Painted on a single, pristine canvas, the mottled form of Skull Rorschach proudly displays its mode of production. The symmetrical composition centered around a vertical axis has been borrowed from the iconic inkblots of Swiss psychologist Herman Rorschach’s pseudoscientific test of mental /visual association. In rich, trowelled swathes Quilty painted a skull, whose negative impression was then transferred to the left side of the canvas while the paint was still wet (the canvas presumably being subsequently stretched over the frame). While Quilty’s first experiments with Rorschach methods were limited to symmetrically opposing images over two canvases of the same size, Skull Rorschach is more sophisticated, with the central motif isolated within a tight and dynamic composition. By incorporating an almost Dada automatic adulteration of his painted surface into the finished artwork, Ben Quilty creates a strong association between his method of painting and the reckless abandon with which he and his mates lived their early 20s in the suburban outskirts of Sydney. Beyond its marbled surface, marshalled into focus by attentive viewers, two skulls surge forward – their streaked surfaces giving the disorienting impression of great velocity – tempus fugit!
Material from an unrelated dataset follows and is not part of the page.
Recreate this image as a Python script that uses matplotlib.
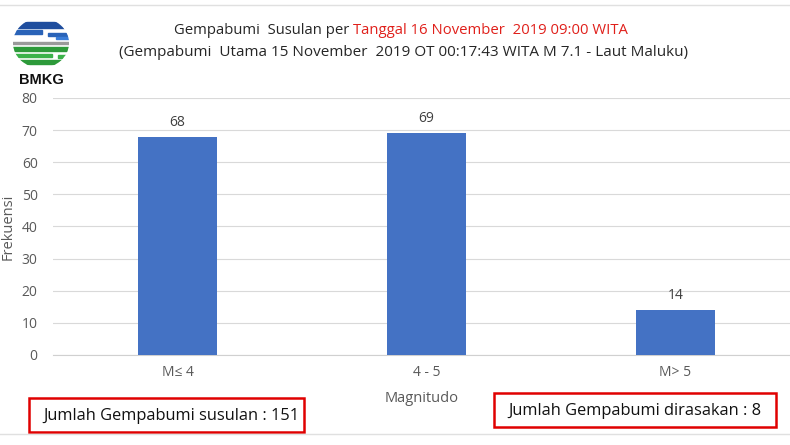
import matplotlib
matplotlib.use("Agg")
import matplotlib.pyplot as plt
from matplotlib.patches import Rectangle, Ellipse
from matplotlib.lines import Line2D

plt.rcParams["font.family"] = ["Open Sans", "DejaVu Sans"]

categories = ["M≤ 4", "4 - 5", "M> 5"]
counts = [68, 69, 14]
total_susulan = 151
total_dirasakan = 8

W, H = 790, 445
fig = plt.figure(figsize=(W / 100, H / 100), dpi=100)
fig.patch.set_facecolor("white")

# ── Main bar axes ─────────────────────────────────────────────────────────────
ax = fig.add_axes([53 / W, (H - 355) / H, (W - 53) / W, (355 - 98) / H])
x = range(len(categories))
bars = ax.bar(x, counts, width=0.317, color="#4472c4", zorder=3)
ax.bar_label(bars, padding=5, fontsize=10, color="#404040")
ax.set_xlim(-0.5, 2.46)
ax.set_ylim(0, 80)
ax.set_yticks(range(0, 81, 10))
ax.set_xticks(list(x))
ax.set_xticklabels(categories)
ax.tick_params(axis="both", length=0, labelsize=10, labelcolor="#595959")
ax.tick_params(axis="y", pad=11)
ax.tick_params(axis="x", pad=7)
ax.grid(axis="y", color="#d9d9d9", linewidth=0.8, zorder=0)
for s in ["top", "right", "left"]:
    ax.spines[s].set_visible(False)
ax.spines["bottom"].set_color("#d0d0d0")
ax.set_xlabel("Magnitudo", fontsize=10.5, color="#595959", labelpad=8)
fig.text(8 / W, 1 - 227 / H, "Frekuensi", fontsize=10.5, color="#595959",
         rotation=90, ha="center", va="center")

# ── Title (two colours on first line) ─────────────────────────────────────────
fig.canvas.draw()
r = fig.canvas.get_renderer()
t1a = fig.text(0, 1 - 30 / H, "Gempabumi  Susulan per ", fontsize=10.7, color="#262626", va="center")
t1b = fig.text(0, 1 - 30 / H, "Tanggal 16 November  2019 09:00 WITA", fontsize=10.7,
               color="#e0201b", va="center")
wa = t1a.get_window_extent(r).width / W
wb = t1b.get_window_extent(r).width / W
x0 = 401 / W - (wa + wb) / 2
t1a.set_x(x0)
t1b.set_x(x0 + wa)
fig.text(403 / W, 1 - 52 / H,
         "(Gempabumi  Utama 15 November  2019 OT 00:17:43 WITA M 7.1 - Laut Maluku)",
         fontsize=11, color="#262626", ha="center", va="center")

# ── BMKG logo (rough) ─────────────────────────────────────────────────────────
lax = fig.add_axes([12 / W, 1 - 69 / H, 58 / W, 52 / H])
lax.set_xlim(0, 58); lax.set_ylim(0, 52); lax.axis("off")
clip = Ellipse((29, 26), 56, 50, transform=lax.transData)
stripes = [(44, 0, 58, 5, "#1f4e9e"), (37, 0, 30, 3, "#2a63b8"), (35, 36, 58, 3, "#2a63b8"),
           (31, 44, 58, 2, "#3b7dd8"),
           (26, 0, 58, 1.2, "#9a9a9a"),
           (20, 0, 58, 4, "#2d9a3a"), (14, 0, 40, 3, "#3bb24a"), (13, 46, 58, 3, "#3bb24a"),
           (7, 0, 58, 4, "#2d9a3a")]
for yy, xa, xb, hh, cc in stripes:
    p = lax.add_patch(Rectangle((xa, yy - hh / 2), xb - xa, hh, color=cc))
    p.set_clip_path(clip)
fig.text(41 / W, 1 - 80 / H, "BMKG", fontsize=10.5, fontweight="bold",
         family=["Liberation Sans", "DejaVu Sans"], color="#111111", ha="center", va="center")

# ── Screenshot separator lines ────────────────────────────────────────────────
fig.lines.append(Line2D([0, 1], [1 - 5 / H, 1 - 5 / H], transform=fig.transFigure,
                        color="#e0e0e0", linewidth=1))
fig.lines.append(Line2D([0, 1], [1 - 434 / H, 1 - 434 / H], transform=fig.transFigure,
                        color="#e0e0e0", linewidth=1))

# ── Summary boxes ─────────────────────────────────────────────────────────────
fig.patches.append(Rectangle((29 / W, 1 - 432 / H), 275 / W, 34 / H, transform=fig.transFigure,
                             facecolor="white", edgecolor="#e00000", linewidth=1.8))
fig.text(171 / W, 1 - 416 / H, f"Jumlah Gempabumi susulan : {total_susulan}",
         fontsize=11.8, color="#111111", ha="center", va="center")
fig.patches.append(Rectangle((494 / W, 1 - 427 / H), 282 / W, 34 / H, transform=fig.transFigure,
                             facecolor="white", edgecolor="#e00000", linewidth=1.8))
fig.text(635 / W, 1 - 411 / H, f"Jumlah Gempabumi dirasakan : {total_dirasakan}",
         fontsize=11.8, color="#111111", ha="center", va="center")

fig.savefig("out.png", dpi=100)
Delighting in the happy accidents of the painted (and printed) surface, Quilty is attentive to a range of new aesthetic possibilities. A cautionary reminder for Quilty and his washed-up mates, the series of disembodied skulls directly followed his 2007 series of grimacing faces and massive, fallen heads. A human skull, often adorned with fangs or pistols and surrounded by intertwined snakes, became a clear and powerful visual motif for Quilty to use as a basis for painterly experimentation. It led to a large series of painted works between 2005 and 2010, most featuring the artist’s signature chromatic palette of lilac, pink, grey and khaki. While some works of this series were given leading titles that encouraged a socio-historical reading, such as Bedford Downs Rorschach and It was Dark When, this stark Skull Rorschach makes no allusion to anything beyond a simple memento mori. With the base of each skull butted against the other, they face outward, Janus-faced, contemplating simultaneously the past and the future. Janus, the two-faced Roman deity, presided over the beginning and ends of conflict, time and in particular moments of transition – a fitting symbol for Quilty’s art of this period, the high- energy cultural milieu of mateship, bravado and perpetual flirting with self-destruction. With a visceral appreciation of the unctuousness of paint, teetering here on the verge of abstraction, Quilty activates our senses, engaging the viewer to relate two messages – a) that we are currently alive, and b) it won’t last.